Vê como os mecanismos funcionam
em perfeita sincronia? As engrenagens da frente e de trás, as que possibilitam
e as que justificam, são as que movem as engrenagens sujas de sangue, que
violentam e matam, que mastigam a mulher, por dentro e por fora, para depois
cuspir. Se uma mulher é triturada, não foi por uma peça ou outra; mas pela
máquina inteira.
É preciso mais que um, dois ou
trinta homens para violentar uma mulher: é preciso uma multidão validando toda
a violência, colocando a máquina da opressão para funcionar. Enquanto as
mulheres são isoladas, os agressores nunca estão sozinhos.
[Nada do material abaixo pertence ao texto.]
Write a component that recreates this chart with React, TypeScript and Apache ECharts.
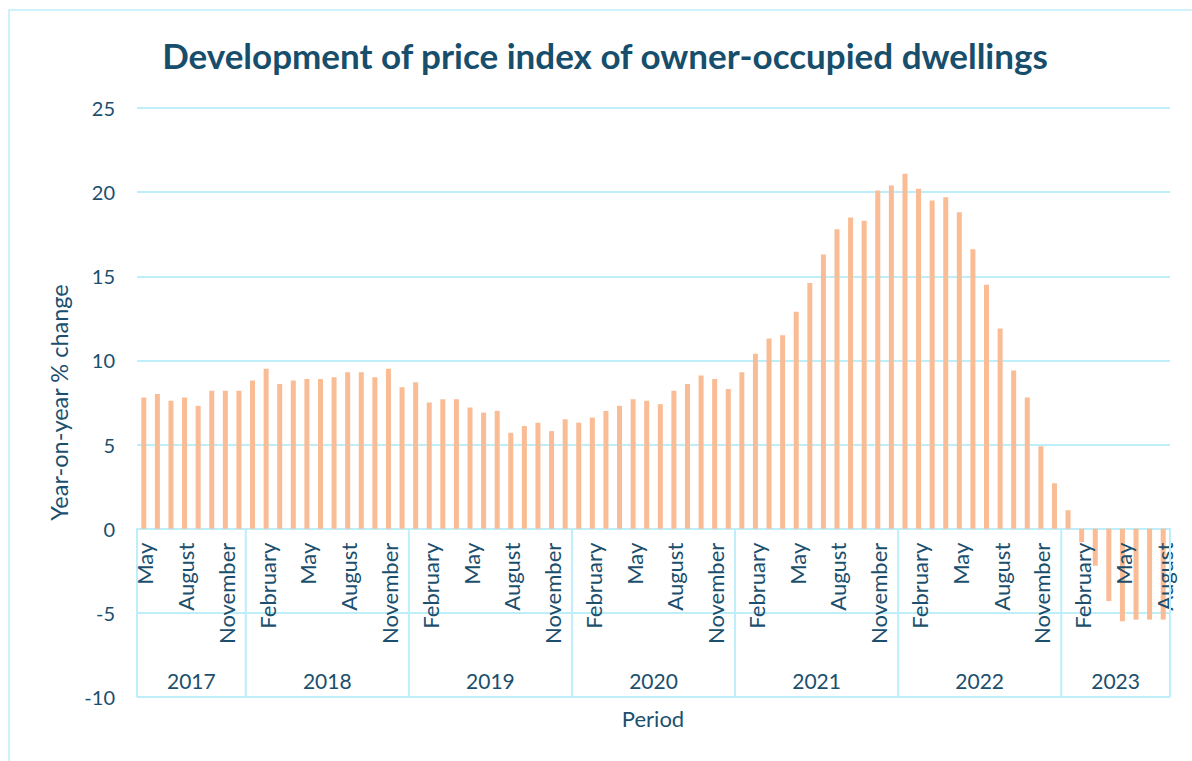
import React, { useEffect, useRef } from "react";
import * as echarts from "echarts";

const monthNames = [
  "January", "February", "March", "April", "May", "June",
  "July", "August", "September", "October", "November", "December",
];
const years = ["2017", "2018", "2019", "2020", "2021", "2022", "2023"];
const firstMonth = [4, 0, 0, 0, 0, 0, 0];
const monthsInYear = [8, 12, 12, 12, 12, 12, 8];
const shownMonths = ["February", "May", "August", "November"];

const values2017 = [7.8, 8.0, 7.6, 7.8, 7.3, 8.2, 8.2, 8.2];
const values2018 = [8.8, 9.5, 8.6, 8.8, 8.9, 8.9, 9.0, 9.3, 9.3, 9.0, 9.5, 8.4];
const values2019 = [8.7, 7.5, 7.7, 7.7, 7.2, 6.9, 7.0, 5.7, 6.1, 6.3, 5.8, 6.5];
const values2020 = [6.3, 6.6, 7.0, 7.3, 7.7, 7.6, 7.4, 8.2, 8.6, 9.1, 8.9, 8.3];
const values2021 = [9.3, 10.4, 11.3, 11.5, 12.9, 14.6, 16.3, 17.8, 18.5, 18.3, 20.1, 20.4];
const values2022 = [21.1, 20.2, 19.5, 19.7, 18.8, 16.6, 14.5, 11.9, 9.4, 7.8, 4.9, 2.7];
const values2023 = [1.1, -0.8, -2.2, -4.3, -5.5, -5.4, -5.4, -5.4];

const yMin = -10;
const yMax = 25;
const yInterval = 5;
const yearLabelValue = -9;

const TEXT = "#1B4F6D";
const TITLE = "#174E6B";
const GRID = "#BDEEFA";
const BAR = "#F9BC94";
const FONT = "Lato, 'Open Sans', sans-serif";

export default function App() {
  const ref = useRef<HTMLDivElement>(null);

  useEffect(() => {
    if (!ref.current) return;
    const chart = echarts.init(ref.current, null, { renderer: "svg" });

    const categories: string[] = [];
    const segments: number[][] = [];
    years.forEach((y, yi) => {
      const start = categories.length;
      for (let k = 0; k < monthsInYear[yi]; k++) {
        categories.push(monthNames[firstMonth[yi] + k] + " " + y);
      }
      segments.push([start, categories.length - 1]);
    });
    const values = [
      ...values2017, ...values2018, ...values2019, ...values2020,
      ...values2021, ...values2022, ...values2023,
    ];

    chart.setOption({
      animation: false,
      backgroundColor: "#ffffff",
      grid: { left: 137, right: 22, top: 108, bottom: 64, outerBoundsMode: "none", containLabel: false },
      graphic: [
        {
          type: "rect",
          shape: { x: 9, y: 10, width: 1300, height: 900 },
          style: { fill: "none", stroke: GRID, lineWidth: 1.5 },
          silent: true,
        },
        {
          type: "text",
          x: 605,
          y: 55,
          style: {
            text: "Development of price index of owner-occupied dwellings",
            fill: TITLE,
            font: `bold 35px ${FONT}`,
            textAlign: "center",
            textVerticalAlign: "middle",
          },
        },
        {
          type: "text",
          x: 653,
          y: 718,
          style: {
            text: "Period",
            fill: TEXT,
            font: `22px ${FONT}`,
            textAlign: "center",
            textVerticalAlign: "middle",
          },
        },
      ],
      xAxis: {
        type: "category",
        data: categories,
        boundaryGap: true,
        axisLine: { show: true, onZero: true, lineStyle: { color: GRID, width: 2 } },
        axisTick: { show: false },
        splitLine: { show: false },
        axisLabel: { show: false },
      },
      yAxis: {
        type: "value",
        min: yMin,
        max: yMax,
        interval: yInterval,
        name: "Year-on-year % change",
        nameLocation: "middle",
        nameGap: 66,
        nameTextStyle: { color: TEXT, fontSize: 23.5, fontFamily: FONT },
        axisLine: { show: false },
        axisTick: { show: false },
        axisLabel: { color: TEXT, fontSize: 20, fontFamily: FONT, margin: 22 },
        splitLine: { lineStyle: { color: GRID, width: 2 } },
      },
      series: [
        {
          type: "bar",
          data: values,
          barWidth: 5,
          itemStyle: { color: BAR },
        },
        {
          type: "custom",
          silent: true,
          clip: false,
          z: 5,
          data: segments,
          encode: { x: [0, 1] },
          renderItem: (params: any, api: any) => {
            const s = api.value(0);
            const e = api.value(1);
            const band = api.size([1, 0])[0];
            const x0 = api.coord([s, 0])[0] - band / 2;
            const x1 = api.coord([e, 0])[0] + band / 2;
            const yTop = api.coord([s, 0])[1];
            const yBot = api.coord([s, yMin])[1];
            const yLab = api.coord([s, yearLabelValue])[1];
            const children: any[] = [
              {
                type: "line",
                shape: { x1: x0, y1: yTop, x2: x0, y2: yBot },
                style: { stroke: GRID, lineWidth: 2 },
              },
              {
                type: "text",
                style: {
                  x: (x0 + x1) / 2,
                  y: yLab,
                  text: years[params.dataIndex],
                  fill: TEXT,
                  font: `21px ${FONT}`,
                  textAlign: "center",
                  textVerticalAlign: "middle",
                },
              },
            ];
            for (let k = s; k <= e; k++) {
              const m = categories[k].split(" ")[0];
              if (!shownMonths.includes(m)) continue;
              const cx = api.coord([k, 0])[0];
              children.push({
                type: "text",
                x: cx + 1,
                y: yTop + 14,
                rotation: Math.PI / 2,
                style: {
                  x: 0,
                  y: 0,
                  text: m,
                  fill: TEXT,
                  font: `22px ${FONT}`,
                  textAlign: "right",
                  textVerticalAlign: "middle",
                },
              });
            }
            if (params.dataIndex === years.length - 1) {
              children.push({
                type: "line",
                shape: { x1: x1, y1: yTop, x2: x1, y2: yBot },
                style: { stroke: GRID, lineWidth: 2 },
              });
            }
            return { type: "group", children };
          },
        },
      ],
    });

    return () => chart.dispose();
  }, []);

  return (
    <div
      ref={ref}
      style={{ position: "fixed", left: 0, top: 0, width: 1192, height: 761 }}
    />
  );
}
Da mesma forma, para fazer essa
máquina parar de funcionar, não basta tirar uma peça ou outra. É preciso
arrancar todas. Tirar todo o combustível. Arrebentar fios e engrenagens. Talvez
por isso os mecanismos tenham funcionado há centenas de anos, sem parar: porque
há mais braços ocupados em fazer a máquina de moer mulheres funcionar do que
ocupados em destruí-la. Onde estão os seus?
Não há nada que indique que as
engrenagens deixarão de funcionar. Mas, enquanto funcionar uma máquina tão
antiga quanto a crueldade, não podemos dizer que vivemos em uma sociedade
avançada. A existência dessa máquina nos mantém eternamente presos ao passado.
E assim ela segue, com seu tec,
tec, tec ininterrupto. Dessa vez, foram trinta homens ao mesmo tempo
violentando uma garota. Da próxima, serão cinquenta? Cem? Quantos agressores
são necessários para confirmar a existência da violência? A capacidade da
máquina de moer mulheres cresce em progressão geométrica, enquanto seus
mecanismos permanecem invisíveis para muita gente.
Tec, tec, tec. A máquina produz
mais vítimas hoje. Tec, tec, tec. Mais mulheres serão vítimas amanhã. Não é
possível saber quando isso irá parar. Mas o primeiro passo para chegar a essa
resposta está na atitude de enxergar a máquina – e então perceber que é
possível se recusar a ser uma das engrenagens.